Data —
== == ==

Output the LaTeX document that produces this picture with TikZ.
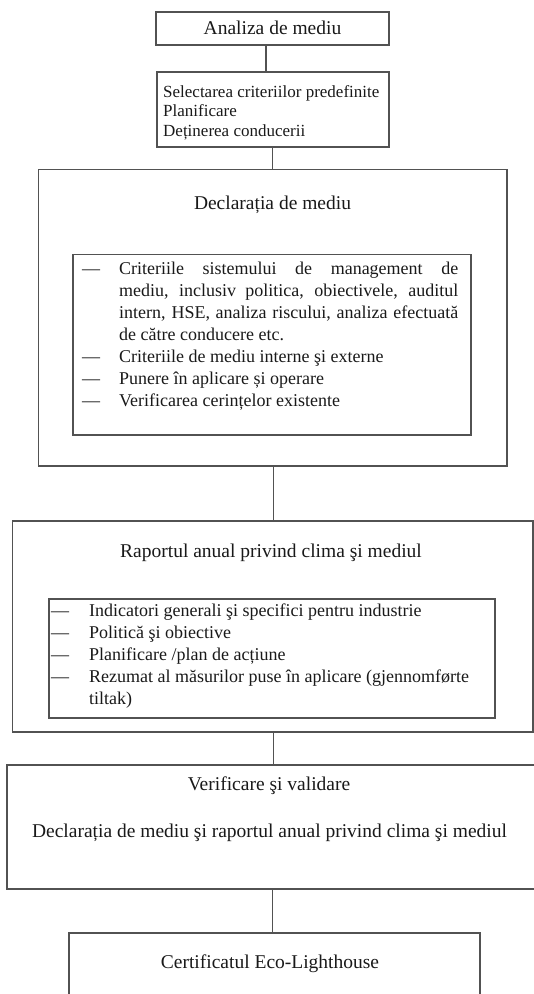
\documentclass[tikz,border=0pt]{standalone}
\usepackage{fontspec}
\setmainfont{Liberation Serif}
\begin{document}
\begin{tikzpicture}[x=1pt,y=-1pt,
  frame/.style={draw=black!68,line width=1.4pt,inner sep=0pt,outer sep=0pt},
  ttl/.style={font=\fontsize{19.5}{23}\selectfont,anchor=base,inner sep=0pt,text=black!90},
  itm/.style={font=\fontsize{18}{22}\selectfont,anchor=base west,inner sep=0pt,text=black!90},
  smalltxt/.style={font=\fontsize{17}{20}\selectfont,anchor=base west,inner sep=0pt,text=black!90},
  link/.style={draw=black!68,line width=1.4pt}]
\useasboundingbox (0,0) rectangle (534,994);
\clip (0,0) rectangle (534,994);

% boxes
\node[frame,minimum width=233pt,minimum height=33pt] (b1) at (272.5,28.5) {};
\node[frame,minimum width=232pt,minimum height=75pt] (b2) at (273,109.5) {};
\node[frame,minimum width=468.5pt,minimum height=296.5pt] (b3) at (272.75,317.75) {};
\node[frame,minimum width=398pt,minimum height=180.5pt] (b3i) at (272,344.75) {};
\node[frame,minimum width=520.5pt,minimum height=211pt] (b4) at (272.75,626.5) {};
\node[frame,minimum width=446pt,minimum height=119pt] (b4i) at (272,658.5) {};
\node[frame,minimum width=533pt,minimum height=124pt] (b5) at (273.5,827) {};
\node[frame,minimum width=411pt,minimum height=77pt] (b6) at (274.5,971.5) {};

% connectors
\coordinate (k1) at (266,0);
\coordinate (k2) at (272.7,0);
\coordinate (k3) at (273.5,0);
\coordinate (k5) at (272.5,0);
\draw[link] (k1 |- b1.south) -- (k1 |- b2.north);
\draw[link] (k2 |- b2.south) -- (k2 |- b3.north);
\draw[link] (k3 |- b3.south) -- (k3 |- b4.north);
\draw[link] (k3 |- b4.south) -- (k3 |- b5.north);
\draw[link] (k5 |- b5.south) -- (k5 |- b6.north);

% box 1
\node[ttl] (t1) at (272.5,34) {Analiza de mediu};

% box 2
\node[smalltxt] (s1) at (163,97) {Selectarea criteriilor predefinite};
\node[smalltxt] (s2) at (163,116.5) {Planificare};
\node[smalltxt] (s3) at (163,136) {Deținerea conducerii};

% box 3
\node[ttl] (t3) at (272.5,209) {Declarația de mediu};
\node[itm] (d1) at (82,274) {—};
\node[itm] (p1) at (119,274) {\makebox[339pt][s]{Criteriile sistemului de management de}};
\node[itm] (p2) at (119,296) {\makebox[339pt][s]{mediu, inclusiv politica, obiectivele, auditul}};
\node[itm] (p3) at (119,318) {\makebox[339pt][s]{intern, HSE, analiza riscului, analiza efectuată}};
\node[itm] (p4) at (119,340) {de către conducere etc.};
\node[itm] (d2) at (82,362) {—};
\node[itm] (p5) at (119,362) {Criteriile de mediu interne şi externe};
\node[itm] (d3) at (82,384) {—};
\node[itm] (p6) at (119,384) {Punere în aplicare și operare};
\node[itm] (d4) at (82,406) {—};
\node[itm] (p7) at (119,406) {Verificarea cerințelor existente};

% box 4
\node[ttl] (t4) at (271,557.5) {Raportul anual privind clima şi mediul};
\node[itm] (e1) at (51,616) {—};
\node[itm] (q1) at (89,616) {Indicatori generali şi specifici pentru industrie};
\node[itm] (e2) at (51,638) {—};
\node[itm] (q2) at (89,638) {Politică şi obiective};
\node[itm] (e3) at (51,660) {—};
\node[itm] (q3) at (89,660) {Planificare /plan de acțiune};
\node[itm] (e4) at (51,682) {—};
\node[itm] (q4) at (89,682) {Rezumat al măsurilor puse în aplicare (gjennomførte};
\node[itm] (q5) at (89,704) {tiltak)};

% box 5
\node[ttl] (t5) at (269,790.5) {Verificare şi validare};
\node[ttl] (t5b) at (269.5,837) {Declarația de mediu şi raportul anual privind clima şi mediul};

% box 6
\node[ttl] (t6) at (270,968) {Certificatul Eco-Lighthouse};
\end{tikzpicture}
\end{document}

== == ==

The problem —
Reproduce the full listing faithfully, but do not carry over any pictures.

Response to the task —
Output the LaTeX document that produces this picture with TikZ.
\documentclass[tikz,border=0pt]{standalone}
\usepackage{fontspec}
\setmainfont{Liberation Serif}
\begin{document}
\begin{tikzpicture}[x=1pt,y=-1pt,
  frame/.style={draw=black!68,line width=1.4pt,inner sep=0pt,outer sep=0pt},
  ttl/.style={font=\fontsize{19.5}{23}\selectfont,anchor=base,inner sep=0pt,text=black!90},
  itm/.style={font=\fontsize{18}{22}\selectfont,anchor=base west,inner sep=0pt,text=black!90},
  smalltxt/.style={font=\fontsize{17}{20}\selectfont,anchor=base west,inner sep=0pt,text=black!90},
  link/.style={draw=black!68,line width=1.4pt}]
\useasboundingbox (0,0) rectangle (534,994);
\clip (0,0) rectangle (534,994);

% boxes
\node[frame,minimum width=233pt,minimum height=33pt] (b1) at (272.5,28.5) {};
\node[frame,minimum width=232pt,minimum height=75pt] (b2) at (273,109.5) {};
\node[frame,minimum width=468.5pt,minimum height=296.5pt] (b3) at (272.75,317.75) {};
\node[frame,minimum width=398pt,minimum height=180.5pt] (b3i) at (272,344.75) {};
\node[frame,minimum width=520.5pt,minimum height=211pt] (b4) at (272.75,626.5) {};
\node[frame,minimum width=446pt,minimum height=119pt] (b4i) at (272,658.5) {};
\node[frame,minimum width=533pt,minimum height=124pt] (b5) at (273.5,827) {};
\node[frame,minimum width=411pt,minimum height=77pt] (b6) at (274.5,971.5) {};

% connectors
\coordinate (k1) at (266,0);
\coordinate (k2) at (272.7,0);
\coordinate (k3) at (273.5,0);
\coordinate (k5) at (272.5,0);
\draw[link] (k1 |- b1.south) -- (k1 |- b2.north);
\draw[link] (k2 |- b2.south) -- (k2 |- b3.north);
\draw[link] (k3 |- b3.south) -- (k3 |- b4.north);
\draw[link] (k3 |- b4.south) -- (k3 |- b5.north);
\draw[link] (k5 |- b5.south) -- (k5 |- b6.north);

% box 1
\node[ttl] (t1) at (272.5,34) {Analiza de mediu};

% box 2
\node[smalltxt] (s1) at (163,97) {Selectarea criteriilor predefinite};
\node[smalltxt] (s2) at (163,116.5) {Planificare};
\node[smalltxt] (s3) at (163,136) {Deținerea conducerii};

% box 3
\node[ttl] (t3) at (272.5,209) {Declarația de mediu};
\node[itm] (d1) at (82,274) {—};
\node[itm] (p1) at (119,274) {\makebox[339pt][s]{Criteriile sistemului de management de}};
\node[itm] (p2) at (119,296) {\makebox[339pt][s]{mediu, inclusiv politica, obiectivele, auditul}};
\node[itm] (p3) at (119,318) {\makebox[339pt][s]{intern, HSE, analiza riscului, analiza efectuată}};
\node[itm] (p4) at (119,340) {de către conducere etc.};
\node[itm] (d2) at (82,362) {—};
\node[itm] (p5) at (119,362) {Criteriile de mediu interne şi externe};
\node[itm] (d3) at (82,384) {—};
\node[itm] (p6) at (119,384) {Punere în aplicare și operare};
\node[itm] (d4) at (82,406) {—};
\node[itm] (p7) at (119,406) {Verificarea cerințelor existente};

% box 4
\node[ttl] (t4) at (271,557.5) {Raportul anual privind clima şi mediul};
\node[itm] (e1) at (51,616) {—};
\node[itm] (q1) at (89,616) {Indicatori generali şi specifici pentru industrie};
\node[itm] (e2) at (51,638) {—};
\node[itm] (q2) at (89,638) {Politică şi obiective};
\node[itm] (e3) at (51,660) {—};
\node[itm] (q3) at (89,660) {Planificare /plan de acțiune};
\node[itm] (e4) at (51,682) {—};
\node[itm] (q4) at (89,682) {Rezumat al măsurilor puse în aplicare (gjennomførte};
\node[itm] (q5) at (89,704) {tiltak)};

% box 5
\node[ttl] (t5) at (269,790.5) {Verificare şi validare};
\node[ttl] (t5b) at (269.5,837) {Declarația de mediu şi raportul anual privind clima şi mediul};

% box 6
\node[ttl] (t6) at (270,968) {Certificatul Eco-Lighthouse};
\end{tikzpicture}
\end{document}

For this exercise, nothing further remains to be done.